Seketika aku terdiam. Sebentar, aku ingat, ini kejadian sekitar tiga bulan yang lalu tepat sebelum pandemi. Aku marah besar karena sarapan hari itu sangat tidak enak. Pagi itu aku harus buru-buru ke kantor karena ada meeting. Belum lagi rumah sangat kotor sampai membuat moodku hancur. Aku memarahi semua orang di rumah lalu pergi begitu saja.
“Kiki yang masak?”
Kiki mengangguk. “Iya. Soalnya Kiki kasian sama Papa tangannya sakit sampai di perban. Dokter bilang tangan Papa ada yang retak jadi Kiki suruh Papa istirahat dulu biar cepet sembuh,”
Lagi-lagi aku terdiam. Sungguh, aku sangat egois, selalu ingin di mengerti tetapi tidak mau mengerti orang lain. Aku tidak tahu suamiku sakit bahkan perban yang seharusnya bisa kulihat pun aku tidak melihatnya karena mengutamakan diri sendiri. Aku tidak tahu kalau Lala yang selalu Sarah panggil setiap aku memukulnya ternyata adalah boneka. Dan aku tidak tahu kalau Kiki sedewasa ini memandang sikapku yang sangat kekanak-kanakan.

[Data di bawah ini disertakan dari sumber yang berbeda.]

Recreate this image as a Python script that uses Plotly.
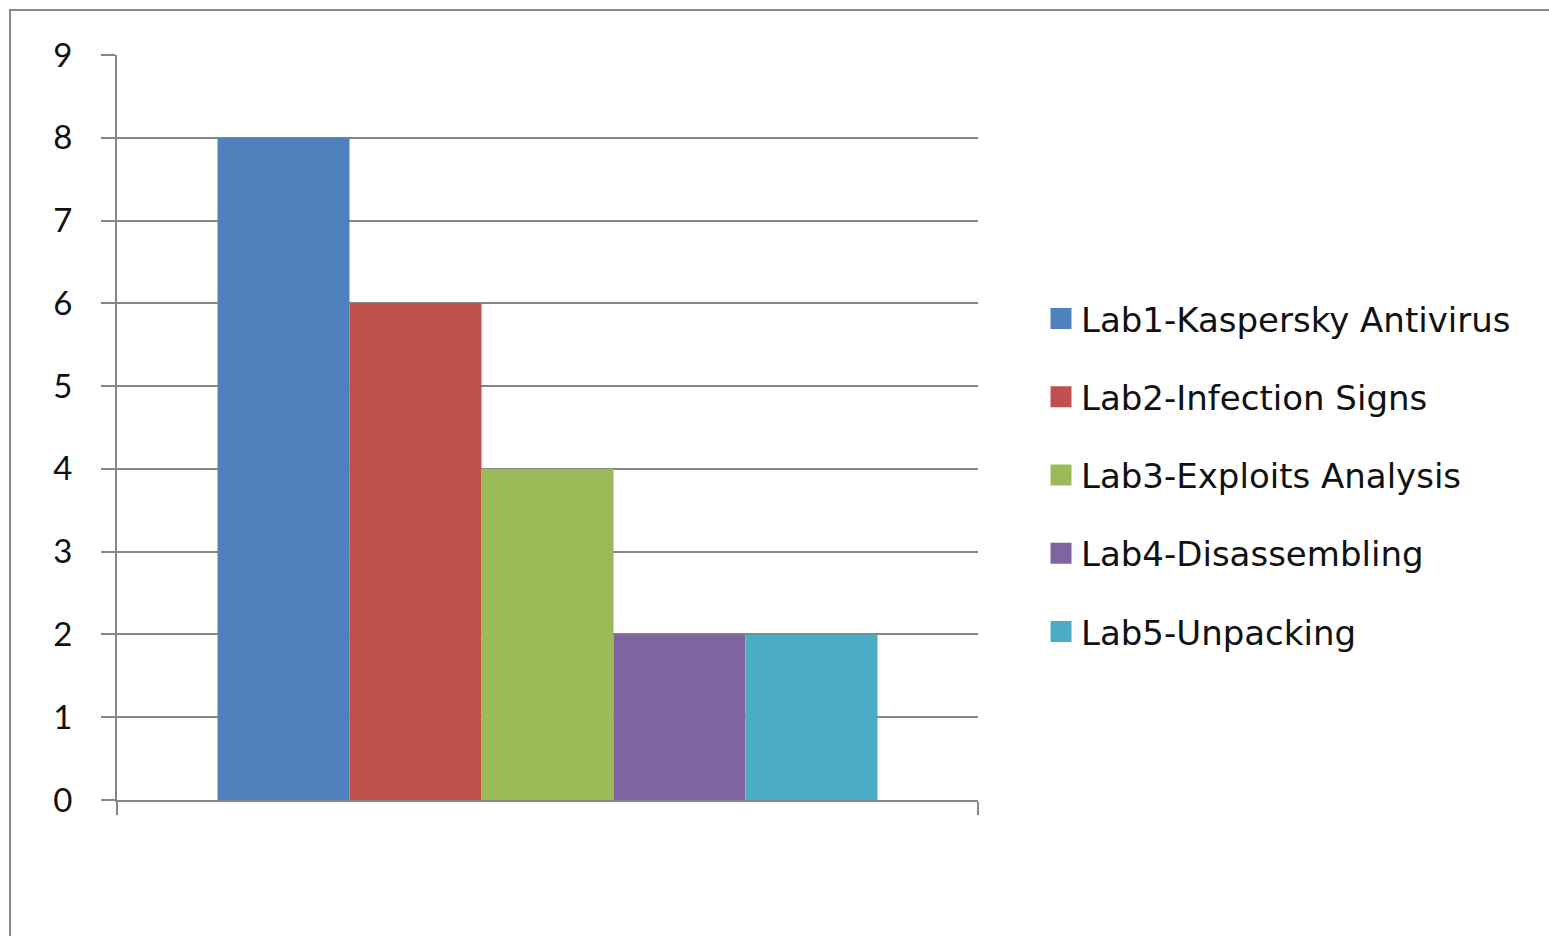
import plotly.graph_objects as go

categories = ["Labs"]
series_names = [
    "Lab1-Kaspersky Antivirus",
    "Lab2-Infection Signs",
    "Lab3-Exploits Analysis",
    "Lab4-Disassembling",
    "Lab5-Unpacking",
]
series_values = [8, 6, 4, 2, 2]
series_colors = ["#4F81BD", "#C0504D", "#9BBB59", "#8064A2", "#4BACC6"]
y_ticks = [0, 1, 2, 3, 4, 5, 6, 7, 8, 9]

W, H = 1549, 936
L, R, T, B = 117, 978, 55, 800
GRID = "#868686"

fig = go.Figure()
for name, val, col in zip(series_names, series_values, series_colors):
    fig.add_trace(go.Bar(x=categories, y=[val], name=name, marker=dict(color=col, line=dict(width=0)),
                         showlegend=False))
for i, (name, col) in enumerate(zip(series_names, series_colors)):
    fig.add_trace(go.Scatter(x=categories, y=[None], name=name, mode="markers",
                             marker=dict(symbol="square", size=16, color=col, line=dict(color=col, width=5)),
                             legendgroup="g%d" % i, showlegend=True))

pw = R - L
ph = B - T
fig.update_layout(
    width=W, height=H,
    margin=dict(l=L, r=W - R, t=T, b=H - B, pad=0),
    paper_bgcolor="white", plot_bgcolor="white",
    barmode="group", bargap=1 - 660 / pw, bargroupgap=0,
    font=dict(family="Lato, Open Sans, sans-serif", color="#000000"),
    showlegend=True,
    legend=dict(
        x=(1041 - L) / pw, xanchor="left",
        y=(B - 290) / ph, yanchor="top",
        font=dict(size=34, color="#111111", family="DejaVu Sans"),
        tracegroupgap=31,
        bgcolor="rgba(0,0,0,0)",
        traceorder="grouped",
    ),
    xaxis=dict(
        type="category", showticklabels=False, showgrid=False, zeroline=False,
        showline=True, linecolor=GRID, linewidth=2,
        ticks="outside", tickson="boundaries", ticklen=13, tickwidth=2, tickcolor=GRID,
    ),
    yaxis=dict(
        range=[0, 9], tickvals=y_ticks, ticktext=[str(v) for v in y_ticks],
        showgrid=True, gridcolor=GRID, gridwidth=2, zeroline=False,
        showline=True, linecolor=GRID, linewidth=2,
        ticks="outside", ticklen=14, tickwidth=2, tickcolor=GRID,
        tickfont=dict(size=33, color="#111111"),
        ticklabelstandoff=22,
    ),
    shapes=[dict(
        type="rect", xref="paper", yref="paper",
        x0=(10 - L) / pw, x1=(W + 20 - L) / pw,
        y0=(B - (H + 20)) / ph, y1=(B - 10) / ph,
        line=dict(color="#8a8a8a", width=2), fillcolor="rgba(0,0,0,0)", layer="below",
    )],
)

fig.write_html("out.html")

“Mama, ini minumnya!!” teriakan Sarah spontan membuat tangisku berhenti. Sarah melangkah pelan dari dalam rumah membawa gelas berisi air dengan sangat hati-hati.
“Sarah, sini Papa bawain gelasnya..” Suamiku ikut berjalan pelan di samping Sarah.
“Nggak mau. Sarah mau bawa sendiri,”
Mulai dari sini akhirnya aku bisa tertawa. Aku tidak menyangka momen seperti ini sangat menenangkan hatiku. Aku beranjak dari tempatku duduk, berjalan mendekati Sarah yang masih membawa gelas, kemudian berlutut di depan Sarah sambil membuka kedua telapak tanganku. “Untuk Mama kan?”
Sarah mengangguk dan langsung memberikan gelas itu padaku.
“Makasih ya,”
Kulihat suamiku terkejut, namun sesaat kemudian dia tersenyum. Ini adalah senyuman yang sama ketika aku marah padanya. Senyuman tulus yang terbit bahkan ketika aku sedang marah?! Keterlaluan sekali diriku sudah menyia-nyiakan keluarga yang baru kusadari ternyata begitu berharga.
“Pa, pernah retak tangan kenapa nggak bilang?” aku berbisik di dekat suamiku.
“Mau bilang udah keburu marah. Heran juga kenapa nggak peka sama sekali padahal jelas-jelas ada perban di tangan. Tapi nggak papa, toh sekarang udah sembuh,” jawab suamiku santai.
Baik, ternyata aku jauh lebih keterlauan dari yang kupikir. Aku sudah tertampar berkali-kali dengan kejadian pagi ini, membuatku sadar bahwa aku adalah seorang ibu dan istri yang sangat tidak tahu diri. Tapi ini jauh lebih baik karena aku menyadari kesalahanku dan akan berusaha menjadi lebih baik lagi.
Aku tidak tahu apakah aku harus bersyukur atau melaknat pandemi ini. Tanpa pandemi mungkin aku takkan pernah menyadari kesalahanku, meski nyatanya pandemi juga mempersulit perekonomian keluarga. Tapi yasudahlah, setidaknya sebagai pembelajaranku kurasa pandemi ini tidak terlalu buruk.